Выбрать главу

Отметьте, граждане. Даже не к классу! А к бывшему классу… Впрочем, были и совсем не бывшие. Например, адвокаты. Вполне себе действующие. Не все, конечно, а только те, кто защищал в открытых судебных процессах (были и такие! О темпорас…) всяких вредителей да нэпманов-кровососов. И ведь не просто защищали, а и процессы выигрывали! С освобождением подсудимых в зале суда! Но, потом указанные кровососы всё одно ехали, только по административному решению ОСО, а вслед за ними отбывали в Мордовию и их бесстрашные, доблестные защитники… За извращенное глумление над пролетарским правосудием, надо полагать. Эсперантисты вот тоже были, ага… Кассиров, правда, не было…

Да, но вот ново-колонизируемым краем, возникающим в лесных дебрях, надо как-то управлять? Не станет же руководство, принявшее на себя тяжкий труд ПЕРЕКОВКИ, воспетый Буревестником Революции, не смогшим сдержать счастливых слез на Соловках, жить где попало и как попало? За что тогда боролись?!

Вот и был воздвигнут в голубых лесных далях город-сказка, город мечта… На высоком берегу Парцы, чтобы его было издалека видно!

«Сияющий Град На Холме»… Не про него ли сложил один белогвардеец стихи:

«За небом голубым Есть город золотой, С хрустальными воротами Под алою звездой…»

Прямые улицы, красивые и удобные дома в стиле «сталинский вампир» (Извините за очередную очепятку. Ампир, конечно же.
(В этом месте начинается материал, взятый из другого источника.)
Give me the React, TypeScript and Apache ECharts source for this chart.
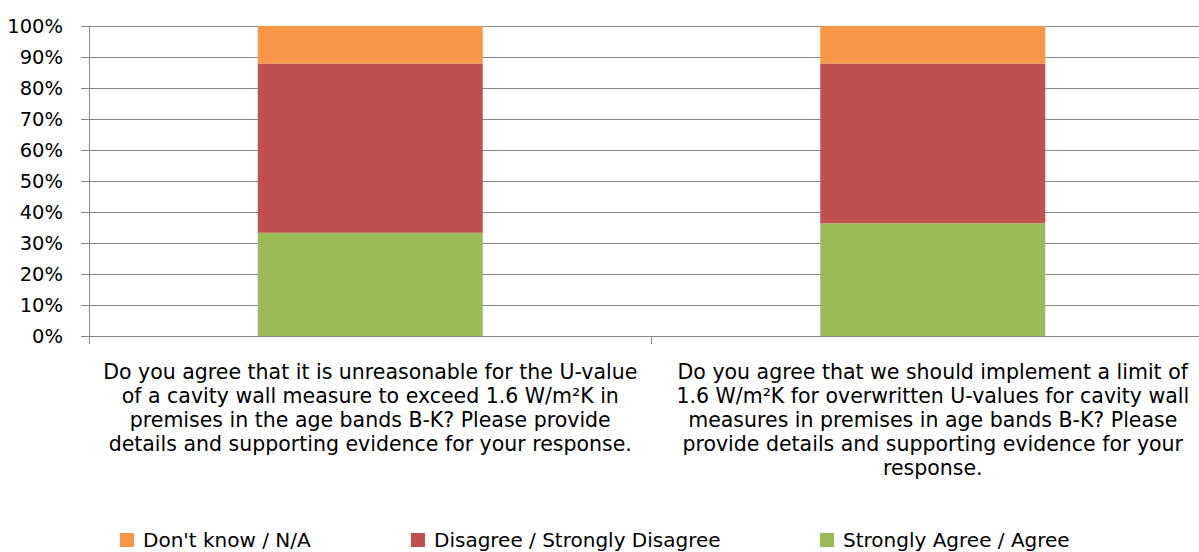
import React, { useEffect, useRef } from "react";
import * as echarts from "echarts";

// Survey questions (x-axis categories), with their line breaks
const questions = [
  "Do you agree that it is unreasonable for the U-value\nof a cavity wall measure to exceed 1.6 W/m²K in\npremises in the age bands B-K? Please provide\ndetails and supporting evidence for your response.",
  "Do you agree that we should implement a limit of\n1.6 W/m²K for overwritten U-values for cavity wall\nmeasures in premises in age bands B-K? Please\nprovide details and supporting evidence for your\nresponse.",
];

// Share of responses per question (%)
const agree = [33.3, 36.4];
const disagree = [54.6, 51.5];
const dontKnow = [12.1, 12.1];

const seriesNames = ["Strongly Agree / Agree", "Disagree / Strongly Disagree", "Don't know / N/A"];
const seriesColors = ["#9BBB59", "#C0504D", "#F79646"];

const yTicks = [0, 10, 20, 30, 40, 50, 60, 70, 80, 90, 100];

const FONT = "DejaVu Sans";

// The plot runs a little past the right edge of the visible page
const CHART_W = 1214;
const CHART_H = 552;

export default function App() {
  const ref = useRef<HTMLDivElement>(null);

  useEffect(() => {
    if (!ref.current) return;
    const chart = echarts.init(ref.current, undefined, { renderer: "svg" });
    const values = [agree, disagree, dontKnow];

    const legendPos = [
      { name: seriesNames[2], left: 120 },
      { name: seriesNames[1], left: 411 },
      { name: seriesNames[0], left: 820 },
    ];

    chart.setOption({
      animation: false,
      grid: { left: 89, right: 0, top: 26, bottom: CHART_H - 336, containLabel: false },
      legend: legendPos.map((l) => ({
        data: [l.name],
        left: l.left,
        top: 528,
        padding: 0,
        itemWidth: 14,
        itemHeight: 14,
        itemGap: 0,
        icon: "rect",
        textStyle: {
          fontFamily: FONT,
          fontSize: 20,
          lineHeight: 24,
          color: "#000",
          padding: [0, 0, 0, 4],
        },
        selectedMode: false,
      })),
      xAxis: {
        type: "category",
        data: questions,
        axisLine: { show: true, lineStyle: { color: "#868686", width: 1 } },
        axisTick: { show: true, length: 8, alignWithLabel: false, lineStyle: { color: "#868686" } },
        axisLabel: {
          interval: 0,
          margin: 24,
          color: "#000",
          fontFamily: FONT,
          fontSize: 20.5,
          lineHeight: 24,
          align: "center",
        },
      },
      yAxis: {
        type: "value",
        min: 0,
        max: 100,
        interval: 10,
        axisLine: { show: true, lineStyle: { color: "#868686", width: 1 } },
        axisTick: { show: true, length: 8, inside: false, lineStyle: { color: "#868686" } },
        splitLine: { show: true, lineStyle: { color: "#868686", width: 1 } },
        axisLabel: {
          margin: 26,
          color: "#000",
          fontFamily: FONT,
          fontSize: 19.5,
          formatter: (v: number) => (yTicks.includes(v) ? `${v}%` : ""),
        },
      },
      series: seriesNames.map((name, i) => ({
        name,
        type: "bar",
        stack: "total",
        barCategoryGap: "60%",
        itemStyle: { color: seriesColors[i] },
        data: values[i],
      })),
    });

    return () => chart.dispose();
  }, []);

  return (
    <div style={{ position: "fixed", left: 0, top: 0, width: 1199, height: CHART_H, overflow: "hidden", background: "#fff" }}>
      <div ref={ref} style={{ width: CHART_W, height: CHART_H }} />
    </div>
  );
}
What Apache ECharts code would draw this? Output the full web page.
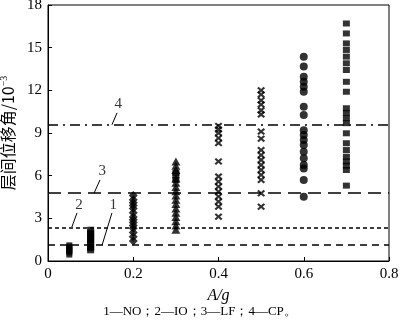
<!DOCTYPE html>
<html>
<head>
<meta charset="utf-8">
<script src="https://cdn.jsdelivr.net/npm/echarts@6/dist/echarts.min.js"></script>
<style>
  html, body { margin: 0; padding: 0; background: #fff; }
  #chart { width: 400px; height: 325px; }
</style>
</head>
<body>
<div id="chart"></div>
<script>
// drift values (10^-3) at each A/g level
const noX = 0.05;
const noVals = [0.45, 0.6, 0.7, 0.8, 0.9, 1.0, 1.1];
const ioX = 0.1;
const ioVals = [0.75, 0.9, 1.0, 1.2, 1.35, 1.5, 1.6, 1.75, 1.9, 2.0, 2.2];
const x02 = 0.2;
const vals02 = [1.4, 1.7, 2.0, 2.3, 2.5, 2.7, 2.9, 3.1, 3.4, 3.7, 3.9, 4.1, 4.3, 4.6];
const x03 = 0.3;
const tri03 = [2.2, 2.5, 2.8, 3.1, 3.4, 3.7, 4.0, 4.3, 4.6, 4.9, 5.2, 5.5, 5.8, 6.4, 6.7, 7.0];
const sq03 = [5.7, 6.0, 6.2];
const x04 = 0.4;
const cross04 = [9.5, 9.25, 9.0, 8.64, 8.29, 7.0, 5.94, 5.58, 5.23, 4.88, 4.53, 4.18, 3.82, 3.12];
const x05 = 0.5;
const cross05 = [12.0, 11.7, 11.3, 11.0, 10.6, 10.3, 9.1, 8.6, 7.8, 7.45, 7.1, 6.75, 6.4, 6.05, 5.7, 4.76, 3.82];
const x06 = 0.6;
const circ06 = [14.37, 13.67, 12.96, 12.6, 12.25, 11.9, 10.85, 10.27, 9.2, 8.86, 8.5, 8.16, 7.69, 7.22, 6.75, 6.5, 5.7, 4.52];
const x07 = 0.7;
const sq07 = [16.7, 16.0, 15.3, 14.84, 14.37, 13.9, 13.43, 12.6, 11.9, 10.74, 10.4, 10.04, 9.69, 8.98, 8.28, 7.8, 7.33, 7.0, 6.7, 6.4, 5.3];

// limit lines 1-NO, 2-IO, 3-LF, 4-CP
const limitVals = [1.13, 2.37, 4.77, 9.58];
const limitNames = ['1', '2', '3', '4'];

// leader lines for the labels [x0, y0, x1, y1, textX, textY]
const leaders = [
  [0.127, 1.13, 0.150, 3.38, 0.153, 3.95],
  [0.056, 2.39, 0.068, 3.38, 0.073, 3.95],
  [0.108, 4.77, 0.122, 5.7, 0.127, 6.3],
  [0.150, 9.58, 0.162, 10.42, 0.165, 11.0]
];

const xTicks = [0, 0.2, 0.4, 0.6, 0.8];
const yTicks = [0, 3, 6, 9, 12, 15, 18];

const crossPath = 'path://M0,2L2,0L5,3L8,0L10,2L7,5L10,8L8,10L5,7L2,10L0,8L3,5Z';

function pts(x, arr) {
  return arr.map(function (v) { return [x, v]; });
}

const font = '"Liberation Serif", "Times New Roman", serif';
const dashes = [[7, 5], [4, 3], [13, 7], [10, 5, 2, 5]];

const series = [
  { type: 'scatter', symbol: 'rect', symbolSize: [6, 6], data: pts(noX, noVals) },
  { type: 'scatter', symbol: 'rect', symbolSize: [7, 6], data: pts(ioX, ioVals) },
  { type: 'scatter', symbol: 'diamond', symbolSize: [9, 9], data: pts(x02, vals02) },
  { type: 'scatter', symbol: 'triangle', symbolSize: [9, 8], data: pts(x03, tri03) },
  { type: 'scatter', symbol: 'rect', symbolSize: [7, 6], data: pts(x03, sq03) },
  { type: 'scatter', symbol: crossPath, symbolSize: [8, 7], data: pts(x04, cross04) },
  { type: 'scatter', symbol: crossPath, symbolSize: [8, 7], data: pts(x05, cross05) },
  { type: 'scatter', symbol: 'circle', symbolSize: 8, data: pts(x06, circ06) },
  { type: 'scatter', symbol: 'rect', symbolSize: [7, 6], data: pts(x07, sq07) },
  {
    type: 'line', data: [], silent: true,
    markLine: {
      silent: true, symbol: 'none', label: { show: false },
      data: limitVals.map(function (v, i) {
        return { yAxis: v, lineStyle: { type: dashes[i], color: '#000', width: 1.5 } };
      })
    }
  }
];

leaders.forEach(function (l, i) {
  series.push({
    type: 'line', silent: true, symbol: 'none',
    lineStyle: { color: '#000', width: 1 },
    data: [[l[0], l[1]], [l[2], l[3]]]
  });
  series.push({
    type: 'scatter', silent: true, symbolSize: 0,
    label: {
      show: true, position: 'inside', formatter: limitNames[i],
      color: '#000', fontFamily: font, fontSize: 15
    },
    data: [[l[4], l[5]]]
  });
});

series.forEach(function (s) {
  if (s.type === 'scatter' && !s.itemStyle) s.itemStyle = { color: '#000' };
});

const chart = echarts.init(document.getElementById('chart'));
chart.setOption({
  animation: false,
  backgroundColor: '#fff',
  grid: {
    left: 48, right: 11, top: 5, bottom: 64,
    outerBoundsMode: 'none', containLabel: false,
    show: true, borderColor: '#000', borderWidth: 1
  },
  title: {
    text: '1—NO；2—IO；3—LF；4—CP。',
    left: 'center', bottom: 2,
    textStyle: { fontFamily: font, fontSize: 13, fontWeight: 'normal', color: '#000' }
  },
  xAxis: {
    type: 'value', min: 0, max: 0.8, interval: 0.2,
    name: 'A/g', nameLocation: 'middle', nameGap: 27,
    nameTextStyle: { fontFamily: font, fontSize: 16, fontStyle: 'italic', color: '#000' },
    axisLine: { onZero: false, lineStyle: { color: '#000', width: 1 } },
    axisTick: { inside: true, length: 4, lineStyle: { color: '#000' } },
    axisLabel: {
      fontFamily: font, fontSize: 15, color: '#000', margin: 6,
      formatter: function (v) {
        const t = xTicks.find(function (k) { return Math.abs(k - v) < 1e-9; });
        return t === 0 ? '0' : String(t);
      }
    },
    splitLine: { show: false }
  },
  yAxis: {
    type: 'value', min: 0, max: 18, interval: 3,
    name: '{a|层间位移角/10}{s|−3}', nameLocation: 'middle', nameGap: 26, nameRotate: 90,
    nameTextStyle: {
      color: '#000',
      rich: {
        a: { fontFamily: '"Noto Sans CJK SC", serif', fontSize: 16, color: '#000' },
        s: { fontFamily: font, fontSize: 10, color: '#000', verticalAlign: 'top', padding: [0, 0, 8, 0] }
      }
    },
    axisLine: { show: true, lineStyle: { color: '#000', width: 1 } },
    axisTick: { inside: true, length: 4, lineStyle: { color: '#000' } },
    axisLabel: {
      fontFamily: font, fontSize: 15, color: '#000', margin: 6,
      formatter: function (v) { return yTicks.indexOf(v) >= 0 ? String(v) : ''; }
    },
    splitLine: { show: false }
  },
  series: series
});
</script>
</body>
</html>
Серия жилых домов ПГС для комсостава ГУЛАГ), глядящие в уютные зеленые дворы своими высокими окнами… Школа, больше похожая своими архитектурными излишествами на губернскую гимназию, детский сад с зимним застекольным садом, клуб с дорическими колоннами… Всё, конечно, деревянное, но отштукатурено под мрамор и дикий камень.

В отличие от утопающих осенью в непролазной грязи улиц Старой Потьмы — торцовые троттуары, (так говорили в двадцатые годы) ежедневно мытые с мыльным порошком (Это 1929 год!).

Вот на одном из таких окраинных троттуаров Натка и увидала первого жителя образцового Соцгорода.

Мальчишка лет семи, в коротких вельветовых штанишках на перекрещенных за спиною помочах, в клетчатой рубашечке, беленьких гольфиках, желтых кожаных сандаликах и расшитой шёлком узбекской тюбетейке сидел на ослепительно чистом тротуаре и играл… в куклы! Не в машинки, не в самолётик «Наш ответ Чемберлену!», не в заводной танк или в чапаевскую заводную же тачанку (цена восемь рублей!), а в куклы…

Натка аж умилилась до слёз.

Правда, он обращался с куклою (дорогой, с фарфоровой головкой, одетой в шелковое платьице) довольно таки оригинально. Задрав кукле платьице и приспустив ей панталончики, он старательно совал кукле меж розовых пластмассовых ягодиц соломинку.

— Это ты укол ей делаешь, да? — Спросила умильным голосом Натка. — Как вырастешь, будешь наверное врачом?

— Ты фто, дура? — ответил ей беззубо улыбающийся малютка. — Эфто я ей лифный дофмотр профофу… Фтоб запрет ф пифте не таффила. А когда я вырафту, то обяфательно буду расконфоирофанным!

2.

— Позвольте, Филипп Кондратьевич, да что это вы такое делаете? — удивленно спросил Бекренев, видя, как их проводник, не успев вступить на улицы лагерной столицы, ловко оглянулся, быстренько поднял лежащее рядом со свежим раскопом коричневое керамическое колено соединительной муфты и положил его, привычно поудобнее пристроив, себе на плечо.

— Не подумайте ничего плохого, Валерий Иванович! Я не по ширме бью! Но это у вас прикид, как у небитых, чистых вольняшек! Поди, у вас при себе в боковых и ксивы без минусовок есть? Во-о-от… А я, по прикиду буду так ровно чистый бич, а из бирок у меня только справка об освобождении… Любой балдоха или хоть вот башкир, или ещё какой волк меня как увидят, да сразу цоп за бейцы: иди сюда! Зачем ты здесь? Что ты тут забыл? Да на биржу, вот тебе и боль… А так, я хоть палку дров, да её же куда-то ведь несу? Значит, я здесь при делах…

— Логично! — согласился с мудрым засиженным мужиком Бекренев. — А эти тоже, по вашему, тухту (так в тексте) гонят или на шарап что взяли?

Действительно, навстречу путникам по улице степенно шли двое бородатых, сохатых мужика, несших на плечах изящную, каслинского художественного литья, черную чугунную лавочку.